13 Mar

I’ve attended all the board and policy committee discussions so far around Policy 606.5, so I was rather shocked to hear at the last board meeting that the board thinks the policy is ready for approval next week.  This board has not done its due diligence, not even close, and at every turn, continues to make choices to silence the community and marginalize parents. 

To that point, I’ve done some of the homework for you and compared the BPS draft policy both to the official model MBSA policy, and to the library policies from surrounding districts.  Here’s what I found:

The draft policy lacks any timelines to govern the reconsideration process.  Other districts including Carver, Anoka-Hennepin, Prior Lake, Osseo and Edina have clear timelines for one or more milestones.  Without timeline agreements, the book review committees can stretch out the process for months or years on end, while a potentially harmful book remains available, which is exactly what is happening with the current book review process under Policy 606.1. 

I also learned that a majority of school districts do allow residents to request reconsideration – including Carver, Anoka-Hennepin, Osseo, Edina and Brooklyn Park.   Why is this district so against community engagement?

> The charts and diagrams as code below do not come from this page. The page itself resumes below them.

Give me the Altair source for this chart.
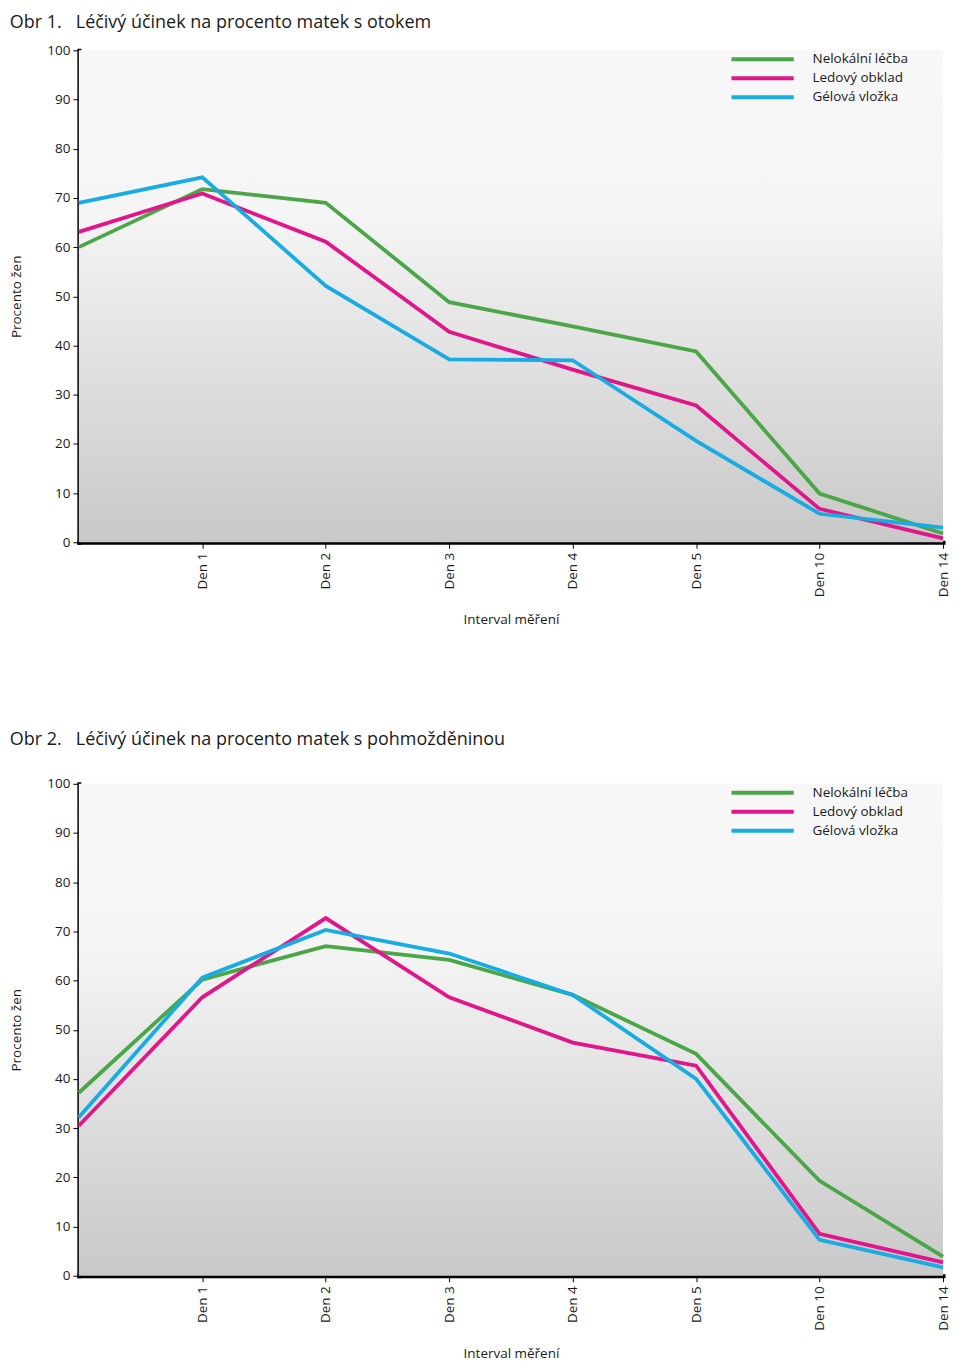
import altair as alt
import pandas as pd

# ---- data ----
days = ["", "Den 1", "Den 2", "Den 3", "Den 4", "Den 5", "Den 10", "Den 14"]
series = ["Nelokální léčba", "Ledový obklad", "Gélová vložka"]
colors = ["#4BA647", "#E0168A", "#18ACE3"]
y_ticks = [0, 10, 20, 30, 40, 50, 60, 70, 80, 90, 100]

obr1_title = "Obr 1.\u00a0\u00a0\u00a0Léčivý účinek na procento matek s otokem"
obr2_title = "Obr 2.\u00a0\u00a0\u00a0Léčivý účinek na procento matek s pohmožděninou"
x_title = "Interval měření"
y_title = "Procento žen"

obr1_nelokalni = [60.0, 71.8, 69.0, 48.8, 43.9, 38.8, 9.9, 1.8]
obr1_ledovy = [63.1, 70.9, 61.1, 42.8, 35.1, 27.8, 6.8, 0.8]
obr1_gelova = [69.0, 74.2, 52.1, 37.2, 37.0, 20.6, 5.8, 3.0]

obr2_nelokalni = [37.2, 60.2, 67.0, 64.2, 57.1, 45.1, 19.3, 3.9]
obr2_ledovy = [30.5, 56.6, 72.7, 56.6, 47.4, 42.7, 8.5, 2.7]
obr2_gelova = [32.2, 60.6, 70.3, 65.5, 57.1, 40.0, 7.3, 1.7]

FONT = "Open Sans"
TXT = "#1a1a1a"
W, H = 866, 493


def panel(title, values_by_series, title_offset):
    rows = []
    for s, vals in zip(series, values_by_series):
        for d, v in zip(days, vals):
            rows.append({"den": d, "serie": s, "procento": v})
    df = pd.DataFrame(rows)

    bg = alt.Chart(alt.Data(values=[{}])).mark_rect(
        color=alt.LinearGradient(
            gradient="linear",
            stops=[
                alt.GradientStop(offset=0, color="#f8f8f8"),
                alt.GradientStop(offset=0.33, color="#f5f5f5"),
                alt.GradientStop(offset=1, color="#c8c8c8"),
            ],
            x1=0, x2=0, y1=0, y2=1,
        )
    ).encode(
        x=alt.value(0), x2=alt.value("width"),
        y=alt.value(0), y2=alt.value("height"),
    )

    lines = alt.Chart(df).mark_line(strokeWidth=3.8).encode(
        x=alt.X(
            "den:O", sort=days, title=x_title,
            scale=alt.Scale(type="point", padding=0),
            axis=alt.Axis(
                labelAngle=270, labelAlign="right", labelBaseline="middle",
                labelPadding=4, tickSize=6, tickColor="black", tickWidth=1,
                tickOpacity={"condition": {"test": "datum.value === ''", "value": 0}, "value": 1},
                domainColor="black", domainWidth=4, domainCap="square",
                labelFontSize=13.5, labelFont=FONT, labelColor=TXT,
                titleFontSize=13.5, titleFont=FONT, titleFontWeight="normal",
                titleColor=TXT, titlePadding=16, grid=False, labelOverlap=False,
            ),
        ),
        y=alt.Y(
            "procento:Q", title=y_title,
            scale=alt.Scale(domain=[0, 100], nice=False),
            axis=alt.Axis(
                values=y_ticks, tickSize=6, tickColor="black", tickWidth=1,
                domainColor="black", domainWidth=4, domainCap="square",
                labelFontSize=13.5, labelFont=FONT, labelColor=TXT, labelPadding=3,
                titleFontSize=13.5, titleFont=FONT, titleFontWeight="normal",
                titleColor=TXT, titlePadding=23, grid=False,
            ),
        ),
        color=alt.Color(
            "serie:N", sort=series,
            scale=alt.Scale(domain=series, range=colors),
            legend=alt.Legend(
                title=None, orient="none", legendX=654, legendY=1,
                symbolType="M-5.2,0H5.2", symbolSize=144, symbolStrokeWidth=4,
                symbolOffset=23.2, labelOffset=42, rowPadding=3, padding=0,
                labelFontSize=13.5, labelFont=FONT, labelColor=TXT,
            ),
        ),
    )

    return alt.layer(bg, lines).properties(
        width=W, height=H,
        title=alt.TitleParams(
            text=title, anchor="start", fontSize=18, font=FONT,
            fontWeight="normal", color=TXT, offset=title_offset,
        ),
    )


p1 = panel(obr1_title, [obr1_nelokalni, obr1_ledovy, obr1_gelova], 11.5)
p2 = panel(obr2_title, [obr2_nelokalni, obr2_ledovy, obr2_gelova], 27.5)

chart = (
    alt.vconcat(p1, p2, spacing=104)
    .resolve_scale(color="independent")
    .resolve_legend(color="independent")
    .properties(padding={"left": 1, "top": 4, "right": 0, "bottom": 0})
    .configure(font=FONT, background="white")
    .configure_view(stroke="transparent")
)

chart.save("out.html", embed_options={"renderer": "svg", "actions": False})
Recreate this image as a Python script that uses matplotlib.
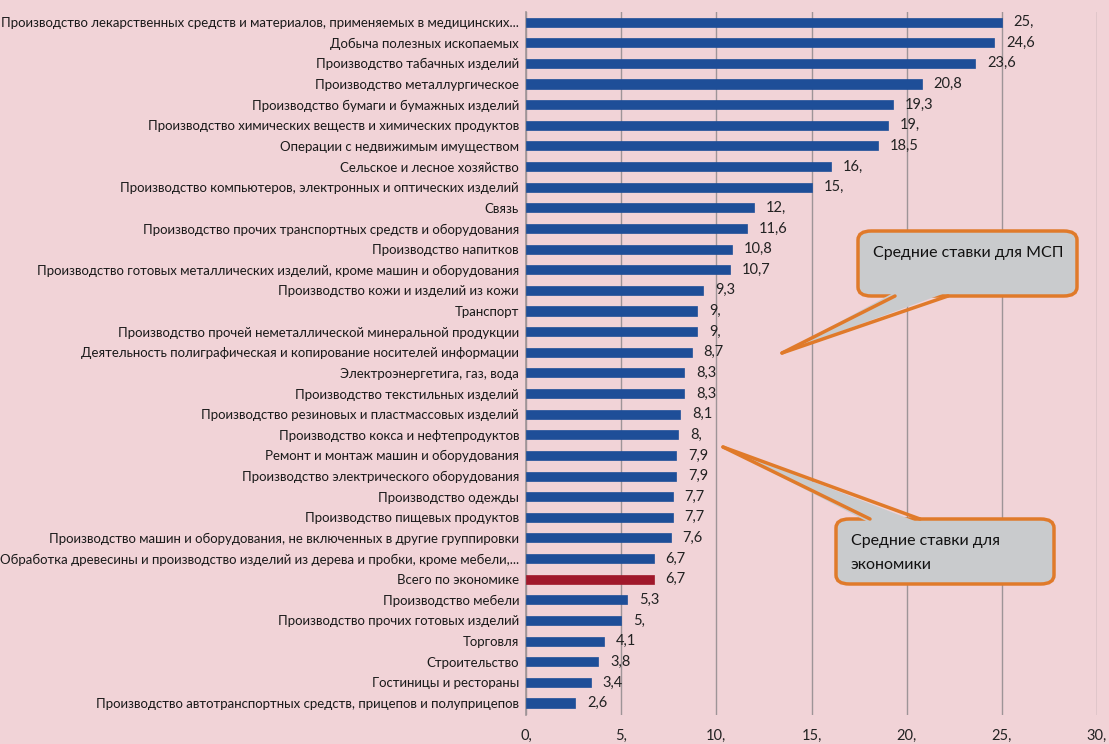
import matplotlib
matplotlib.use("Agg")
import matplotlib.pyplot as plt
import numpy as np
from matplotlib.patches import FancyBboxPatch, Polygon
from matplotlib.lines import Line2D

plt.rcParams['font.family'] = ['Lato', 'DejaVu Sans']

categories = [
    "Производство лекарственных средств и материалов, применяемых в медицинских...",
    "Добыча полезных ископаемых",
    "Производство табачных изделий",
    "Производство металлургическое",
    "Производство бумаги и бумажных изделий",
    "Производство химических веществ и химических продуктов",
    "Операции с недвижимым имуществом",
    "Сельское и лесное хозяйство",
    "Производство компьютеров, электронных и оптических изделий",
    "Связь",
    "Производство прочих транспортных средств и оборудования",
    "Производство напитков",
    "Производство готовых металлических изделий, кроме машин и оборудования",
    "Производство кожи и изделий из кожи",
    "Транспорт",
    "Производство прочей неметаллической минеральной продукции",
    "Деятельность полиграфическая и копирование носителей информации",
    "Электроэнергетига, газ, вода",
    "Производство текстильных изделий",
    "Производство резиновых и пластмассовых изделий",
    "Производство кокса и нефтепродуктов",
    "Ремонт и монтаж машин и оборудования",
    "Производство электрического оборудования",
    "Производство одежды",
    "Производство пищевых продуктов",
    "Производство машин и оборудования, не включенных в другие группировки",
    "Обработка древесины и производство изделий из дерева и пробки, кроме мебели,...",
    "Всего по экономике",
    "Производство мебели",
    "Производство прочих готовых изделий",
    "Торговля",
    "Строительство",
    "Гостиницы и рестораны",
    "Производство автотранспортных средств, прицепов и полуприцепов",
]
values = [25.0, 24.6, 23.6, 20.8, 19.3, 19.0, 18.5, 16.0, 15.0, 12.0, 11.6, 10.8,
          10.7, 9.3, 9.0, 9.0, 8.7, 8.3, 8.3, 8.1, 8.0, 7.9, 7.9, 7.7, 7.7, 7.6,
          6.7, 6.7, 5.3, 5.0, 4.1, 3.8, 3.4, 2.6]
highlight = "Всего по экономике"
xticks = [0, 5, 10, 15, 20, 25, 30]
xtick_labels = ["0,", "5,", "10,", "15,", "20,", "25,", "30,"]
callout_msp = "Средние ставки для МСП"
callout_econ = "Средние ставки для\nэкономики"

W, H = 1109, 744
BG = "#F1D3D7"
BLUE = "#1E4E98"
RED = "#A0182B"
GRID = "#9E9497"

fig = plt.figure(figsize=(W / 100, H / 100), dpi=100, facecolor=BG)
ax = fig.add_axes([526 / W, 1 - 715 / H, (1097 - 526) / W, (715 - 12) / H])
ax.set_facecolor(BG)

y = np.arange(len(categories))
colors = [RED if c == highlight else BLUE for c in categories]
ax.barh(y, values, height=0.44, color=colors, edgecolor=colors, linewidth=0.5, zorder=3)

def fmt(v):
    if float(v).is_integer():
        return f"{int(v)},"
    return f"{v}".replace(".", ",")

for yi, v in zip(y, values):
    ax.annotate(fmt(v), (v, yi), xytext=(8.5, 0), textcoords="offset points",
                va="center", ha="left", fontsize=10.5, color="#222222", zorder=4)

ax.set_xlim(0, 30)
ax.set_ylim(len(categories) - 1 + 0.58, -0.49)
ax.set_yticks(y)
ax.set_yticklabels(categories, fontsize=9.5, color="#1a1a1a")
ax.set_xticks(xticks)
ax.set_xticklabels(xtick_labels, fontsize=10.5, color="#222222")
ax.tick_params(axis="x", length=0, pad=10)
ax.tick_params(axis="y", length=0, pad=5)
ax.grid(axis="x", color=GRID, linewidth=1.0, zorder=0)
for s in ["top", "right", "bottom"]:
    ax.spines[s].set_visible(False)
ax.spines["left"].set_color(GRID)
ax.spines["left"].set_linewidth(1.2)


def px(x, yy):
    return (x / W, 1 - yy / H)


def callout(box, base, tip, text, text_xy, fs=11.5):
    x0, y0, x1, y1 = box
    (bx0, by), (bx1, _) = base
    rect = FancyBboxPatch(px(x0, y1), (x1 - x0) / W, (y1 - y0) / H,
                          boxstyle="round,pad=0,rounding_size=0.012",
                          transform=fig.transFigure, facecolor="#C9CBCD",
                          edgecolor="#E07A2A", linewidth=2.5, zorder=5)
    fig.patches.append(rect)
    inside = 4 if by >= y1 - 1 else -4
    poly = Polygon([px(bx0, by - inside), px(*tip), px(bx1, by - inside)],
                   closed=True, transform=fig.transFigure,
                   facecolor="#C9CBCD", edgecolor="none", zorder=6)
    fig.patches.append(poly)
    for bx in (bx0, bx1):
        p0, p1 = px(bx, by), px(*tip)
        fig.lines.append(Line2D([p0[0], p1[0]], [p0[1], p1[1]], transform=fig.transFigure,
                                color="#E07A2A", linewidth=2.5, zorder=7,
                                solid_capstyle="round"))
    fig.text(*px(*text_xy), text, fontsize=fs, color="#111111", ha="left", va="top",
             linespacing=1.95, zorder=8)

callout((858, 231, 1077, 296), ((895, 296), (948, 296)), (782, 353), callout_msp, (873, 246))
callout((836, 519, 1054, 584), ((870, 519), (920, 519)), (723, 447), callout_econ, (851, 534))

fig.savefig("out.png", dpi=100, facecolor=BG)
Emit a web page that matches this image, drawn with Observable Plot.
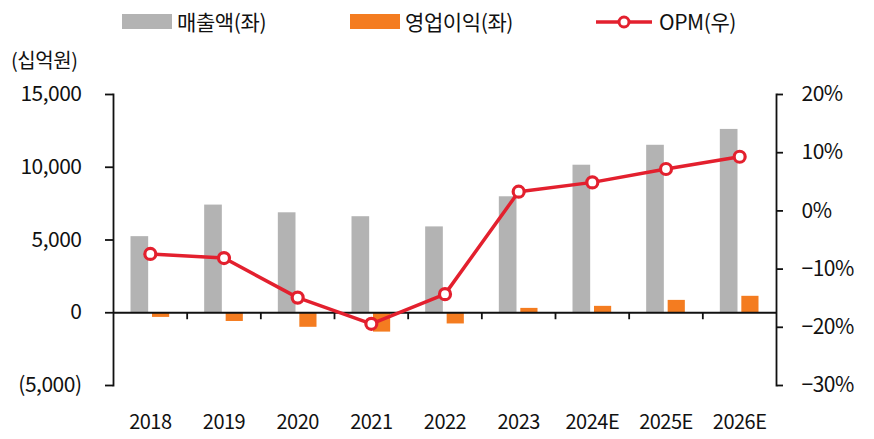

For book donations, many districts require that books simply meet the selection criteria, without other staff approvals as Bloomington dictates.  In Edina, the approval of a media center specialist is required but they smartly include oversight by a building administrator or the director of technology services to prevent discrimination.

I’m also concerned since the policy abandons any pretext for maintaining neutrality on controversial issues.   Intellectual freedom will be threatened if there is concentrated authority to both select and promote certain viewpoints in school libraries. 

And although the policy states that materials shall be appropriate to ages, maturity level, social development, etc., it doesn’t require materials to be classified as such.  Nearly all content aimed at young children and young adults has some level of ratings and content descriptors – warning about drug use, sexual situations, smoking, violence, vulgarity and so on. 

Ostensibly, the board retains final say on library selections, but the draft policy ensures impotent oversight and governance. Case in point, the amorphous requirement to provide an annual report to the board.  To date, the board has not identified a single metric or goal to report on, a staple of competent governance practices, and insist on being intentionally vague to avoid a managerial role.  Except when parents requested a list of new and retired titles, then the board intruded to dictate that it was too cumbersome for the “trusted experts” to track the supposed 8,000 annual title changes. Yet they are on record suggesting the solution is for parents to do a year-over-year comparative analysis on all 165,000 titles.  

However, if you refer to the handouts I provided, the Destiny library catalog has standard reporting and disposition capabilities which should enable the media center to produce the requested reports in a matter of minutes, provided the trusted experts are following typical material management practices.

So, despite significant flaws and numerous unanswered concerns, the board abruptly shut down debate at the most recent board meeting.  It’s time for district leaders and the board to roll-up their sleeves and start working with the community and parents to find common ground, and deliver a fair policy with proper governance.